Liberman says he’ll petition against ‘illegal’ Likud-UTJ budget agreement
Carrie Keller-Lynn is a political and legal correspondent for The Times of Israel

Yisrael Beytenu party chief Avigdor Liberman says his opposition party will petition the Knesset’s legal counsel to contest the coalition’s latest state budget deal, which enables handing over budget surpluses to Haredi party priorities.
“It’s blatantly illegal,” the former finance minister charges, speaking at the outset of his faction meeting at the Knesset.

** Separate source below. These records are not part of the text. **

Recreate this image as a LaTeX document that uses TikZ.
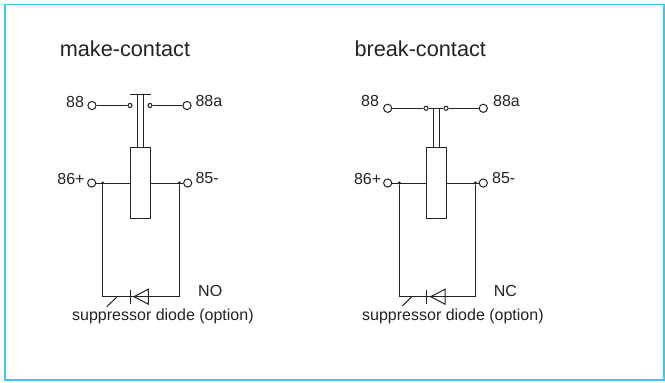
\documentclass[tikz,border=0pt]{standalone}
\usepackage{fontspec}
\setmainfont{Liberation Sans}
\usetikzlibrary{positioning}
\definecolor{frameblue}{RGB}{70,195,240}
\definecolor{wire}{RGB}{35,35,35}

\begin{document}
\begin{tikzpicture}[x=1pt, y=-1pt, line width=1pt, draw=wire, text=wire,
    term/.style={circle, draw, fill=white, minimum size=8.2pt, inner sep=0pt},
    contact/.style={circle, draw, fill=white, minimum size=4.2pt, inner sep=0pt},
    junction/.style={circle, fill=wire, minimum size=3.4pt, inner sep=0pt},
    coil/.style={draw, minimum width=20.5pt, minimum height=70.5pt, inner sep=0pt},
    lbl/.style={inner sep=0pt, font=\fontsize{16}{19}\selectfont},
    title/.style={inner sep=0pt, font=\fontsize{21.7}{26}\selectfont}]
    \useasboundingbox (0,0) rectangle (665,383);
    \draw[frameblue, line width=1.7pt] (5,4.5) rectangle (664,380);

    % make-contact
    \node[title, anchor=base west] (Ltitle) at (59.3,56.5) {make-contact};
    \node[coil] (Lcoil) at (140.3,183) {};
    \node[term] (L88) at (92,105.5) {};
    \node[contact] (Ls88) at (130,105.5) {};
    \node[contact] (Ls88a) at (150,105.5) {};
    \node[term] (L88a) at (187,105.5) {};
    \node[term] (L86) at (91.7,183) {};
    \node[junction] (Ld86) at (102.7,183) {};
    \node[term] (L85) at (187.7,183) {};
    \node[junction] (Ld85) at (179.3,183) {};
    \coordinate (Lbl) at (102.7,296.7);
    \coordinate (Lbr) at (179.3,296.7);
    \coordinate (Ldiode) at (130,296.7);
    \node[lbl, anchor=base east] (Ll88) at (84.5,107.2) {88};
    \node[lbl, anchor=base west] (Ll88a) at (195,106.7) {88a};
    \node[lbl, anchor=base east] (Ll86) at (85,184.3) {86+};
    \node[lbl, anchor=base west] (Ll85) at (195,183.3) {85-};
    \node[lbl, anchor=base west] (Lno) at (197.7,296) {NO};
    \node[lbl, anchor=base west] (Lsup) at (71.7,320.5) {suppressor diode (option)};

    % make-contact wires
    \draw (L88) -- (Ls88);
    \draw (Ls88a) -- (L88a);
    \draw (130,94) -- (150.6,94);
    \draw (Lcoil.north) ++(-3.3,0) -- ++(0,-53.75);
    \draw (Lcoil.north) ++(3.3,0) -- ++(0,-53.75);
    \draw (L86) -- (Lcoil);
    \draw (Lcoil) -- (L85);
    \draw (Ld86) -- (Lbl) -- (Lbr) -- (Ld85);
    \draw (Ldiode) ++(0,-7) -- ++(0,14);
    \draw (Ldiode) ++(4,0) -- ++(14.3,-7.5) -- ++(0,15) -- cycle;
    \draw (106.7,306.7) -- (116.7,297.3);

    % break-contact
    \node[title, anchor=base west] (Rtitle) at (354,56.5) {break-contact};
    \node[coil] (Rcoil) at (436.3,183) {};
    \node[term] (R88) at (387.7,108.3) {};
    \node[contact] (Rs88) at (426,108.3) {};
    \node[contact] (Rs88a) at (446,108.3) {};
    \node[term] (R88a) at (483.3,108.3) {};
    \node[term] (R86) at (387.7,183) {};
    \node[junction] (Rd86) at (399.3,183) {};
    \node[term] (R85) at (483.3,183) {};
    \node[junction] (Rd85) at (475.3,183) {};
    \coordinate (Rbl) at (399.3,296.7);
    \coordinate (Rbr) at (475.3,296.7);
    \coordinate (Rdiode) at (426,296.7);
    \node[lbl, anchor=base east] (Rl88) at (379.5,106.7) {88};
    \node[lbl, anchor=base west] (Rl88a) at (492.7,106.7) {88a};
    \node[lbl, anchor=base east] (Rl86) at (381.7,184.3) {86+};
    \node[lbl, anchor=base west] (Rl85) at (491.7,183.3) {85-};
    \node[lbl, anchor=base west] (Rnc) at (493.3,296) {NC};
    \node[lbl, anchor=base west] (Rsup) at (361.7,320.5) {suppressor diode (option)};

    % break-contact wires
    \draw (R88) -- (Rs88) -- (Rs88a) -- (R88a);
    \draw (Rcoil.north) ++(-3.3,0) -- ++(0,-39.45);
    \draw (Rcoil.north) ++(3.3,0) -- ++(0,-39.45);
    \draw (R86) -- (Rcoil);
    \draw (Rcoil) -- (R85);
    \draw (Rd86) -- (Rbl) -- (Rbr) -- (Rd85);
    \draw (Rdiode) ++(0,-7) -- ++(0,14);
    \draw (Rdiode) ++(4.7,0) -- ++(14.3,-7.5) -- ++(0,15) -- cycle;
    \draw (402.3,306) -- (411.7,296.7);
\end{tikzpicture}
\end{document}
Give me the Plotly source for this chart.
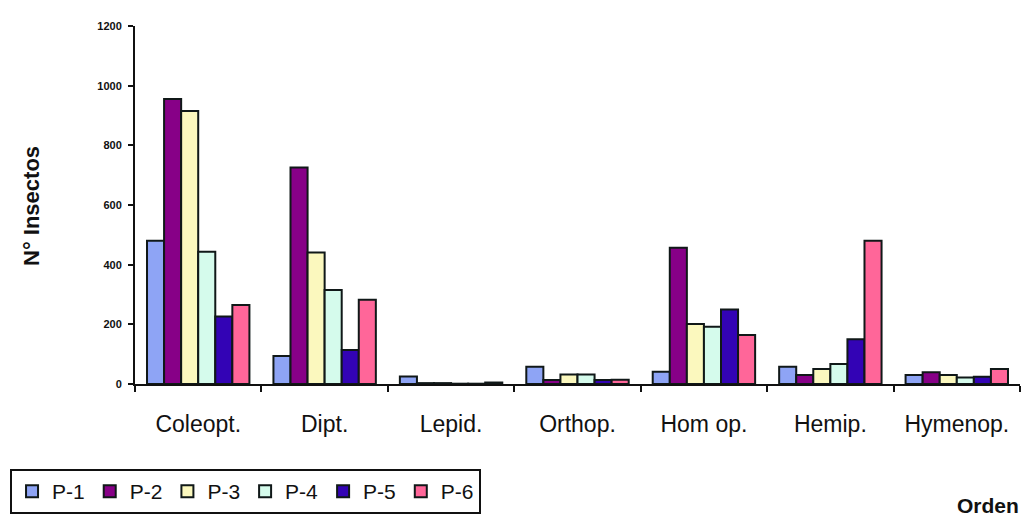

Hours after the Knesset began plenum discussions on the budget earlier today, Prime Minister Benjamin Netanyahu and Finance Minister Bezalel Smotrich quelled a rebellion on part of some ultra-Orthodox politicians by promising they can use existing budgetary allocations to pay out a retroactive stipend to yeshiva students, as well as using Haredi school budgetary surpluses to further pump up assistance to religious scholars.
Liberman, who over the past few years has been fiercely critical of the ultra-Orthodox community’s under-participation in the workforce and the military, slams the budget for providing “negative incentives” to join or prepare for the workforce.
The budget in general, he says, is “a giant black mark that pollutes all of the professional economic decision-making in Israel.”